Poi a un certo punto prende fiato e dice: «Alla fine il mio nome è riuscito a resistere al cognome». Cristiano De André arriva per la quarta volta al Festival di Sanremo (la prima nel 1985) e i suoi due brani sono di rara intensità perché non durano solo tre minuti e mezzo ma cinquantun anni come i suoi. Invisibili. Il cielo è vuoto. Autobiografici per un figlio d'arte come lui ma anche per una intera generazione.

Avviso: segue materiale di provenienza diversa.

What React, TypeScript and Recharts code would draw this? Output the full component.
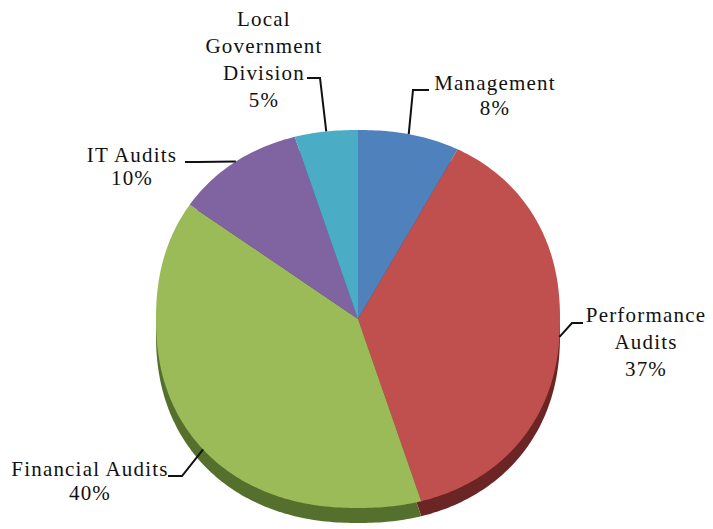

Forse è una tappa decisiva, diciamo inevitabile, nella storia irruente e maudit di un talento forsennato che, come il Sisifo di Camus, ha dovuto fare i conti con il proprio supplizio quasi a dimostrare che «non c'è amore del vivere senza disperazione di vivere».
Bentornato Cristiano De André, il suo ultimo Festival nel 2003 è rimasto tra parentesi.
«Stavolta non arrivo con la bandiera bianca, arrivo con una carriera consolidata e un pubblico che cerca Cristiano».
Due brani. Uno più duro dell'altro.
«Invisibili eravamo noi, i ragazzi di diciotto o venti anni tra la fine dei '70 e l'inizio degli '80, in mezzo allo scontro sociale, alle contrapposizioni ideologiche e alla lotta di classe».
Sì ma perché invisibili?
«Era la Genova dell'eroina, arrivata di prepotenza a incunearsi negli sfasci familiari. Per molti l'eroina era una specie di mamma ideale e consolatoria, non era solo il fascino del proibito o il gusto del vizio».
Lei l'ha conosciuta?
«Diciamo che non mi sono fatto mancare nulla. Ma per fortuna io avevo due genitori aperti con i quali potevo ragionare e discutere anche di argomenti complessi. Altri miei amici no. E poi avevo la fortuna decisiva».
Quale?
«La passione. Facevo il Conservatorio. È stata la mia salvezza. Perché se sei senza alternative, di fronte all'eroina non hai scampo. E infatti questa canzone è dedicata a un mio amico che ci ha rimesso le piume per una overdose».
C'è un verso quasi tremendo: «La mia incudine era un cognome inesorabile».
«Io ero riconosciuto solo come il figlio di De André. La gente parlava con me solo per quel motivo, mi valutava o mi stimava solo in funzione di quello. Ho lottato, ho studiato. Poi l'ho detto a mio padre: Papà, sono finalmente riuscito a trovare un rifugio a Cristiano. Allora mi ha portato in tour, mi ha fatto suonare tanti strumenti che fino a quel momento aveva suonato un maestro come Mauro Pagani e il nostro rapporto è cambiato. Se ci fosse ancora, probabilmente avremmo scritto canzoni insieme. Da amici. Purtroppo è mancato quando l'avevo conquistato. E la mia vita è andata per un'altra strada».
Ora perché canta che Il cielo è vuoto?
«Perché noi di quella generazione siamo finiti ad accettare quello che allora combattevamo. Mi sento di vivere in un nuovo Medioevo, siamo tutti più soli, più incazzati».
Dovesse trovare uno slogan per questi anni?
«Anni di paura o poco coraggio. Ed è un momento in cui bisogna trovare la forza di andare a riprenderci l'anima».
Quali altri sforzi ha fatto dopo essersi in qualche modo «liberato» dall'incudine?
«Ad esempio ho smesso di fumare. Fumavo quasi tre pacchetti al giorno. Adesso ho preso quasi venti chili ma va bene così. Non voglio più dipendere da niente e da nessuno. Ci ho impiegato tanto e tanto tempo ma alla fine ce l'ho fatta».
Anche dalla tv si è liberato. O quasi. La si vede pochissimo.
«Vado soltanto dove mi sento a mio agio, quindi quasi da nessuna parte».
Sanremo è anche tv.
«Sono già emozionato».
Nella serata del venerdì canterà un brano di suo padre, Verranno a chiederti del nostro amore.
«È un omaggio a lui, naturalmente. Ma anche a mia mamma. Mi ricordo bene quando l'ho ascoltata per la prima volta. Erano le cinque del mattino, avrò avuto dieci anni, e ho visto mio papà cantarla in salotto a mia mamma. Penserò a questo quando la interpreterò all'Ariston».
Dopo il Festival ritornerà a fare concerti?
«Non dopo il Festival. Ma dopo i mondiali, nella tarda estate. Riparto in tour dopo quello dell'anno scorso che è andato molto bene. Però mica faccio solo quello. Sono un cinquantenne impegnato, mica un pensionato».
Ad esempio?
«Ho scritto la sceneggiatura di un film, del quale preferisco non parlare.